# [YOUR OBJECTIVE]
Retype, please, the listing from its opening line through the line that contains "ax = fig.add_axes([148/1053, 111.5/604, 902/1053, 479.5/604])", both included, without the pictures.

# [INFORMATION SHOWN]

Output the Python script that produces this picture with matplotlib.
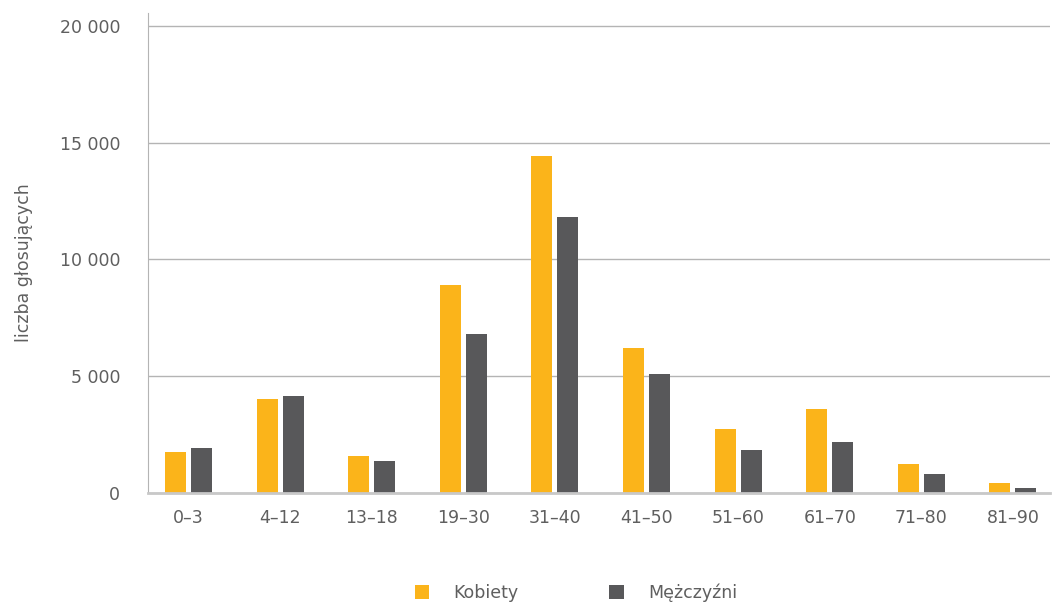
import numpy as np
import matplotlib.pyplot as plt

# age groups and vote counts
categories = ["0–3", "4–12", "13–18", "19–30", "31–40", "41–50", "51–60", "61–70", "71–80", "81–90"]
kobiety = [1740, 4010, 1560, 8890, 14420, 6190, 2720, 3580, 1220, 400]
mezczyzni = [1910, 4140, 1350, 6800, 11810, 5080, 1820, 2160, 790, 190]

orange = '#FBB41A'
dark = '#58585A'
txt = '#5F5F5F'
grid = '#B4B4B4'

plt.rcParams['font.family'] = 'DejaVu Sans'

fig = plt.figure(figsize=(10.53, 6.04), dpi=100)
ax = fig.add_axes([148/1053, 111.5/604, 902/1053, 479.5/604])

x = np.arange(len(categories))
w = 0.229
off = 0.142
ax.bar(x - off, kobiety, w, color=orange, label='Kobiety', zorder=3)
ax.bar(x + off, mezczyzni, w, color=dark, label='Mężczyźni', zorder=3)

ax.set_xlim(-0.442, 9.405)
ax.set_ylim(0, 20557)
ax.set_yticks([0, 5000, 10000, 15000, 20000])
ax.set_yticklabels(['0', '5 000', '10 000', '15 000', '20 000'])
ax.set_xticks(x)
ax.set_xticklabels(categories)
ax.grid(axis='y', color=grid, linewidth=1, zorder=0)
ax.tick_params(axis='both', length=0, labelsize=12.5, colors=txt)
ax.tick_params(axis='y', pad=20)
ax.tick_params(axis='x', pad=12)

for s in ['top', 'right']:
    ax.spines[s].set_visible(False)
ax.spines['left'].set_color(grid)
ax.spines['bottom'].set_color('#C8C8C8')
ax.spines['bottom'].set_linewidth(2)
ax.spines['bottom'].set_zorder(4)

ax.set_ylabel('liczba głosujących', fontsize=12.5, color=txt)
ax.yaxis.set_label_coords(-0.128, 0.48)

fig.legend(loc='lower center', bbox_to_anchor=(0.547, -0.022), ncol=2, frameon=False,
           fontsize=12.5, labelcolor=txt, handlelength=0.85, handleheight=0.85,
           handletextpad=1.4, columnspacing=5.2)

plt.savefig('out.png', dpi=100)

# [WRITTEN ANSWER]
Output the Python script that produces this picture with matplotlib.
import numpy as np
import matplotlib.pyplot as plt

# age groups and vote counts
categories = ["0–3", "4–12", "13–18", "19–30", "31–40", "41–50", "51–60", "61–70", "71–80", "81–90"]
kobiety = [1740, 4010, 1560, 8890, 14420, 6190, 2720, 3580, 1220, 400]
mezczyzni = [1910, 4140, 1350, 6800, 11810, 5080, 1820, 2160, 790, 190]

orange = '#FBB41A'
dark = '#58585A'
txt = '#5F5F5F'
grid = '#B4B4B4'

plt.rcParams['font.family'] = 'DejaVu Sans'

fig = plt.figure(figsize=(10.53, 6.04), dpi=100)
ax = fig.add_axes([148/1053, 111.5/604, 902/1053, 479.5/604])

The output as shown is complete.